Una vez que la Suprema Corte de Justicia ha declarado que no es inconstitucional el matrimonio entre homosexuales, ignorando o menospreciando el espíritu del constituyente que reformó el Artículo 4º. de la Constitución y que declaró que la entidad familiar se compone por el padre, la madre y los hijos, adaptándose a la moda de algunos países o estados dentro de ellos y acogidos a una supuesta realidad sociológica, el Cardenal Norberto Rivera Carrera, arzobispo primado de México, ha rechazado tajantemente, por inmorales, dichas uniones. Con su pronunciamiento, reitera cabalmente la doctrina constante de la Iglesia Católica sobre la materia.
Es clara la firmeza del pronunciamiento el domingo pasado, ante el “aberrante juicio de constitucionalidad que avala la informal reforma de ley que permite las uniones entre personas del mismo sexo –abusivamente llamado matrimonio- por parte de la Suprema Corte de Justicia de la Nación, la Iglesia no puede dejar de llamar mal al mal.”
De inmediato surgen las voces objetando que se trate de un “juicio moral”. Habrá que distinguir. Un juicio moral no necesariamente se limita a lo religioso, sino también a lo ético. De ahí que su pronunciamiento no sea válido, únicamente, para los católicos, sino también para todos los hombres de buena voluntad que quieren y buscan el bien, la virtud.
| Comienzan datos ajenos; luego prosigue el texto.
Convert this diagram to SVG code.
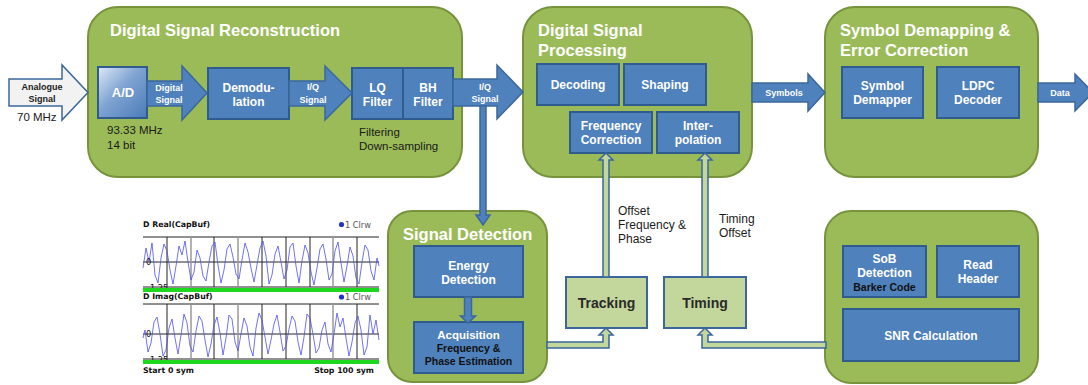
<svg xmlns="http://www.w3.org/2000/svg" xmlns:xlink="http://www.w3.org/1999/xlink" width="1088" height="385" viewBox="0 0 1088 385">
  <style>
    .stage { fill: #9bbb59; stroke: #77933c; stroke-width: 2; }
    .block { fill: #4f81bd; stroke: #2f5b8e; stroke-width: 2; }
    .loop  { fill: #c3d69b; stroke: #3b679c; stroke-width: 2; }
    .barrow { fill: #4f81bd; stroke: #3b679c; stroke-width: 1.5; stroke-linejoin: miter; }
    .garrow { fill: #c3d69b; stroke: #3b679c; stroke-width: 1.5; stroke-linejoin: miter; }
    text { font-family: "Liberation Sans", Arial, sans-serif; }
    .title { font-size: 16.5px; font-weight: bold; fill: #ffffff; }
    .lbl { font-size: 12px; font-weight: bold; fill: #ffffff; text-anchor: middle; }
    .albl { font-size: 9px; font-weight: bold; fill: #ffffff; text-anchor: middle; }
    .sub { font-size: 10.5px; font-weight: bold; fill: #111111; text-anchor: middle; }
    .note { font-size: 11.5px; fill: #1a1a1a; }
    .est { font-size: 14px; font-weight: bold; fill: #2a2a2a; text-anchor: middle; }
    .plt { font-family: "DejaVu Sans", Verdana, sans-serif; font-size: 7.8px; font-weight: bold; fill: #111111; }
    .pltr { font-family: "DejaVu Sans", Verdana, sans-serif; font-size: 8.2px; fill: #555555; }
    .grid { stroke: #222222; stroke-width: 1; }
    .gridg { stroke: #999999; stroke-width: 1.5; }
    .bar { fill: #1ed81e; }
  </style>
  <defs>
    <linearGradient id="adGrad" x1="0" y1="0" x2="1" y2="1">
      <stop offset="0" stop-color="#dfe9f6"/>
      <stop offset="0.45" stop-color="#7fa3d2"/>
      <stop offset="1" stop-color="#4a7bb8"/>
    </linearGradient>
    <!-- captured baseband samples, drawn once and mirrored for the Q channel -->
    <polyline id="wave" fill="none" stroke="#4f4ff2" stroke-opacity="0.8" stroke-width="1" stroke-linejoin="round" points="143,268 146,248 149,262 152,243 155,275 158,283 161,258 164,244 167,251 170,270 173,284 176,266 179,246 182,255 185,241 188,262 191,280 194,272 197,250 200,258 203,276 206,281 209,262 212,246 215,242 218,265 221,283 224,270 227,249 230,244 233,257 236,274 239,279 242,260 245,243 248,252 251,268 254,282 257,265 260,248 263,241 266,256 269,284 272,275 275,254 278,246 281,262 284,279 287,270 290,247 293,243 296,266 299,283 302,261 305,245 308,253 311,272 314,285 317,268 320,249 323,244 326,259 329,280 332,274 335,251 338,242 341,263 344,282 347,266 350,247 353,256 356,278 359,284 362,262 365,245 368,250 371,271 374,280 377,258 379,266"/>
  </defs>

  <rect width="1088" height="385" fill="#ffffff"/>

  <!-- Stage: digital signal reconstruction -->
  <g id="reconstruction">
    <rect class="stage" x="88" y="7" width="374" height="170" rx="30"/>
    <text class="title" x="110" y="36">Digital Signal Reconstruction</text>
    <text class="note" x="107" y="134">93.33 MHz</text>
    <text class="note" x="107" y="149">14 bit</text>
    <text class="note" x="359" y="136">Filtering</text>
    <text class="note" x="359" y="150">Down-sampling</text>
  </g>
  <g id="ad">
    <rect x="98" y="67" width="49" height="51" fill="url(#adGrad)" stroke="#2f5b8e" stroke-width="2"/>
    <text class="lbl" x="123" y="97" style="font-size:13px">A/D</text>
  </g>
  <g id="demodulation">
    <rect class="block" x="208" y="68" width="81" height="51"/>
    <text class="lbl" x="248.5" y="92">Demodu-</text>
    <text class="lbl" x="248.5" y="106">lation</text>
  </g>
  <g id="lq-filter">
    <rect class="block" x="352" y="68" width="51" height="51"/>
    <text class="lbl" x="377.5" y="92">LQ</text>
    <text class="lbl" x="377.5" y="106">Filter</text>
  </g>
  <g id="bh-filter">
    <rect class="block" x="403" y="68" width="50" height="51"/>
    <text class="lbl" x="428" y="92">BH</text>
    <text class="lbl" x="428" y="106">Filter</text>
  </g>

  <!-- Stage: digital signal processing -->
  <g id="processing">
    <rect class="stage" x="523" y="7" width="229" height="170" rx="30"/>
    <text class="title" x="538" y="36">Digital Signal</text>
    <text class="title" x="538" y="56">Processing</text>
  </g>
  <g id="decoding">
    <rect class="block" x="537" y="64" width="82" height="41"/>
    <text class="lbl" x="578" y="89">Decoding</text>
  </g>
  <g id="shaping">
    <rect class="block" x="624" y="64" width="82" height="41"/>
    <text class="lbl" x="665" y="89">Shaping</text>
  </g>
  <g id="freq-correction">
    <rect class="block" x="570" y="112" width="82" height="41"/>
    <text class="lbl" x="611" y="130">Frequency</text>
    <text class="lbl" x="611" y="144">Correction</text>
  </g>
  <g id="interpolation">
    <rect class="block" x="657" y="112" width="82" height="41"/>
    <text class="lbl" x="698" y="130">Inter-</text>
    <text class="lbl" x="698" y="144">polation</text>
  </g>

  <!-- Stage: symbol demapping and error correction -->
  <g id="demapping">
    <rect class="stage" x="825" y="7" width="213" height="170" rx="30"/>
    <text class="title" x="840" y="36">Symbol Demapping &amp;</text>
    <text class="title" x="840" y="56">Error Correction</text>
  </g>
  <g id="symbol-demapper">
    <rect class="block" x="842" y="67" width="81" height="51"/>
    <text class="lbl" x="882.5" y="90">Symbol</text>
    <text class="lbl" x="882.5" y="104">Demapper</text>
  </g>
  <g id="ldpc">
    <rect class="block" x="937" y="67" width="82" height="51"/>
    <text class="lbl" x="978" y="90">LDPC</text>
    <text class="lbl" x="978" y="104">Decoder</text>
  </g>

  <!-- Stage: signal detection -->
  <g id="detection">
    <rect class="stage" x="388" y="211" width="159" height="171" rx="24"/>
    <text class="title" x="403" y="240">Signal Detection</text>
  </g>
  <g id="energy">
    <rect class="block" x="414" y="246" width="109" height="51"/>
    <text class="lbl" x="468.5" y="270">Energy</text>
    <text class="lbl" x="468.5" y="284">Detection</text>
  </g>
  <g id="acquisition">
    <rect class="block" x="414" y="322" width="109" height="51"/>
    <text class="lbl" x="468.5" y="339" style="font-size:11.5px">Acquisition</text>
    <text class="sub" x="468.5" y="352">Frequency &amp;</text>
    <text class="sub" x="468.5" y="365">Phase Estimation</text>
  </g>

  <!-- Estimators -->
  <g id="tracking">
    <rect class="loop" x="566" y="277" width="81" height="51"/>
    <text class="est" x="606.5" y="308">Tracking</text>
  </g>
  <g id="timing">
    <rect class="loop" x="664" y="277" width="82" height="51"/>
    <text class="est" x="705" y="308">Timing</text>
  </g>

  <!-- Stage: frame synchronisation -->
  <g id="frame-sync">
    <rect class="stage" x="825" y="211" width="213" height="172" rx="26"/>
  </g>
  <g id="sob">
    <rect class="block" x="843" y="246" width="83" height="51"/>
    <text class="lbl" x="884.5" y="263">SoB</text>
    <text class="lbl" x="884.5" y="277">Detection</text>
    <text class="sub" x="884.5" y="291">Barker Code</text>
  </g>
  <g id="read-header">
    <rect class="block" x="937" y="246" width="82" height="51"/>
    <text class="lbl" x="978" y="269">Read</text>
    <text class="lbl" x="978" y="283">Header</text>
  </g>
  <g id="snr">
    <rect class="block" x="843" y="309" width="176" height="52"/>
    <text class="lbl" x="931" y="340">SNR Calculation</text>
  </g>

  <!-- Captured I/Q buffer plots -->
  <g id="capture-plot">
    <text class="plt" x="143" y="227">D Real(CapBuf)</text>
    <circle cx="341.5" cy="224.5" r="2.6" fill="#2233cc"/>
    <text class="pltr" x="345" y="227.5">1 Clrw</text>
    <line class="grid" x1="143" y1="237" x2="379" y2="237"/>
    <line class="grid" x1="143" y1="262" x2="379" y2="262"/>
    <line class="grid" x1="143" y1="287" x2="379" y2="287"/>
    <line class="grid" x1="167" y1="237" x2="167" y2="287"/>
    <line class="gridg" x1="191" y1="237" x2="191" y2="287"/>
    <line class="grid" x1="214" y1="237" x2="214" y2="287"/>
    <line class="gridg" x1="238" y1="237" x2="238" y2="287"/>
    <line class="grid" x1="262" y1="237" x2="262" y2="287"/>
    <line class="grid" x1="286" y1="237" x2="286" y2="287"/>
    <line class="grid" x1="310" y1="237" x2="310" y2="287"/>
    <line class="gridg" x1="333" y1="237" x2="333" y2="287"/>
    <line class="grid" x1="357" y1="237" x2="357" y2="287"/>
    <use xlink:href="#wave"/>
    <text class="pltr" x="146" y="265" style="fill:#111">0</text>
    <text class="pltr" x="147" y="291" style="fill:#111">-1.25</text>
    <rect class="bar" x="143" y="288" width="236" height="4"/>

    <text class="plt" x="143" y="299">D Imag(CapBuf)</text>
    <circle cx="341.5" cy="297" r="2.6" fill="#2233cc"/>
    <text class="pltr" x="345" y="300">1 Clrw</text>
    <line class="grid" x1="143" y1="304" x2="379" y2="304"/>
    <line class="grid" x1="143" y1="334" x2="379" y2="334"/>
    <line class="grid" x1="143" y1="359" x2="379" y2="359"/>
    <line class="grid" x1="167" y1="304" x2="167" y2="359"/>
    <line class="gridg" x1="191" y1="304" x2="191" y2="359"/>
    <line class="grid" x1="214" y1="304" x2="214" y2="359"/>
    <line class="gridg" x1="238" y1="304" x2="238" y2="359"/>
    <line class="grid" x1="262" y1="304" x2="262" y2="359"/>
    <line class="grid" x1="286" y1="304" x2="286" y2="359"/>
    <line class="grid" x1="310" y1="304" x2="310" y2="359"/>
    <line class="gridg" x1="333" y1="304" x2="333" y2="359"/>
    <line class="grid" x1="357" y1="304" x2="357" y2="359"/>
    <use xlink:href="#wave" transform="translate(522,72) scale(-1,1)"/>
    <text class="pltr" x="146" y="337" style="fill:#111">0</text>
    <text class="pltr" x="147" y="363" style="fill:#111">-1.25</text>
    <rect class="bar" x="143" y="360" width="236" height="4"/>
    <text class="plt" x="143" y="373">Start 0 sym</text>
    <text class="plt" x="374" y="373" text-anchor="end">Stop 100 sym</text>
  </g>

  <!-- Connectors -->
  <g id="connectors">
    <!-- analogue input -->
    <polygon points="9,79 62,79 62,65 88,92.5 62,120 62,106 9,106" fill="#f2f2f2" stroke="#3b679c" stroke-width="1.5"/>
    <text x="42" y="90" style="font-size:9px;font-weight:bold;fill:#222;text-anchor:middle">Analogue</text>
    <text x="42" y="102" style="font-size:9px;font-weight:bold;fill:#222;text-anchor:middle">Signal</text>
    <text class="note" x="17" y="121">70 MHz</text>

    <!-- A/D to demodulation -->
    <polygon class="barrow" points="147,81 182,81 182,66 207,93 182,120 182,106 147,106"/>
    <text class="albl" x="169" y="91">Digital</text>
    <text class="albl" x="169" y="103">Signal</text>

    <!-- demodulation to filters -->
    <polygon class="barrow" points="289,81 325,81 325,66 352,93 325,120 325,106 289,106"/>
    <text class="albl" x="313" y="90">I/Q</text>
    <text class="albl" x="313" y="103">Signal</text>

    <!-- I/Q down to signal detection -->
    <polygon class="barrow" points="480,104 486,104 486,215 490,215 483,225 476,215 480,215"/>

    <!-- filters to processing -->
    <polygon class="barrow" points="453,79 497,79 497,65 523,92 497,119 497,106 453,106"/>
    <text class="albl" x="485" y="90">I/Q</text>
    <text class="albl" x="485" y="102">Signal</text>

    <!-- processing to demapping -->
    <polygon class="barrow" points="752,83 808,83 808,74 825,92.5 808,111 808,102 752,102"/>
    <text class="albl" x="784" y="96">Symbols</text>

    <!-- data out -->
    <polygon class="barrow" points="1038,83 1075,83 1075,74 1093,92.5 1075,111 1075,102 1038,102"/>
    <text class="albl" x="1060" y="96">Data</text>

    <!-- energy detection to acquisition -->
    <polygon class="barrow" points="464.5,297 471.5,297 471.5,316 475.5,316 468,323 460.5,316 464.5,316"/>

    <!-- acquisition to tracking -->
    <polygon class="garrow" points="547,342 603,342 603,335 599,335 606,328 613,335 609,335 609,348 547,348"/>
    <!-- tracking to frequency correction -->
    <polygon class="garrow" points="603,277 603,160 599,160 606,153 613,160 609,160 609,277"/>
    <text class="note" x="618" y="215" style="font-size:12px">Offset</text>
    <text class="note" x="618" y="229" style="font-size:12px">Frequency &amp;</text>
    <text class="note" x="618" y="243" style="font-size:12px">Phase</text>

    <!-- SNR stage to timing -->
    <polygon class="garrow" points="826,342 708,342 708,335 712,335 705,328 698,335 702,335 702,348 826,348"/>
    <!-- timing to interpolation -->
    <polygon class="garrow" points="702,277 702,160 698,160 705,153 712,160 708,160 708,277"/>
    <text class="note" x="719" y="223" style="font-size:12px">Timing</text>
    <text class="note" x="719" y="237" style="font-size:12px">Offset</text>
  </g>
</svg>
Es ya conocido, pero conviene repetirlo, que la bondad o maldad de muchos actos no derivan de lo que diga o deje de decir la ley. Resulta imposible e indebido, que la ley regule todos los actos morales, pues con ello se pretendería invadir el ámbito de las conciencias. Pero lo que sí es necesario y justo, es que la ley sea congruente con la moral en sus definiciones y regulaciones. Estas incongruencias que no son otra cosa que la institucionalización social de lo malo, derivan en desórdenes, en tensiones sociales, corrupción y autoritarismo. La historia está llena de ejemplos de esta verdad.
La clara y valiente declaración del Cardenal Rivera es un rechazo claro a las uniones de homosexuales institucionalizadas socialmente, pero no a los homosexuales como personas, para quienes expresa respeto y para quienes pide que los cristianos demos muestras de bondad y misericordia. Así lo ha pedido reiteradamente el magisterio eclesial durante los últimos años en el Catecismo de la Iglesia, en la Declaración Persona Humana de la Congregación para la Doctrina de la Fe de 1975 y en el Documento Sexualidad Humana del Consejo Pontificio para la Familia de 1995. Se trata, como pide la Iglesia, de condenar el error y no al errado.
La divergencia fundamental entre quienes validan el “matrimonio” sexual y quienes lo rechazamos, radica en el fin procreativo de la unión conyugal, que ha sido rechazado por los magistrados, alegando únicamente los aspectos afectivos y la supuesta homologación existente entre la unión de personas de distinto sexo y de las del mismo, menospreciando con ello las particularidades anatómicas y psicológicas que hacen de la diferencia sexual una complementariedad en su unión, no sólo procreativa, sino afectiva para el pleno desarrollo de las mutuas personalidades.
Institucionalizar y equiparar la institución social del matrimonio y su consecuencia, la famita, en los casos heterosexuales y homosexuales, resulta un absurdo no sólo desde la perspectiva moral, sino incluso desde la experiencia fisiológica y psicológica ampliamente estudiada a través del tiempo y que no puede ser ni suplida ni superada por un voluntarismo de opción de “orientación sexual”, como si con un acto de la voluntad se pudieran transformar automáticamente las funciones biológicas del sexo.
En la definición de constitucionalidad se acepta una supuesta libre orientación sexual, cuando por otro lado, conscientes de esta imposibilidad física, hay toda una teoría de “género”, que pretende superar el hecho biológico, natural e irreversible, para intentar superarlo con una supuesta “construcción cultural” que modificaría conductas e instituciones con la idea de que son circunstanciales en el tiempo y el espacio, producto de mentalidades que hacen a un lado el hecho biológico. Ni siquiera en eso nuestros Ministros de la Corte pudieron ser consecuentes.
Pero ni los legisladores que han modificado la definición de matrimonio en el Código Civil, ni los jueces que los avalan, son los primeros en equivocarse en la historia. Pero, de no tener una sociedad fuerte que resista esta moda, tampoco seríamos el primer estado en pagar las consecuencias de institucionalizar una conducta errada, equiparándola a la célula básica de la sociedad, sobre cuya salud y fuerza se edifica todo el edificio social y, por ende, el bien común de la Patria.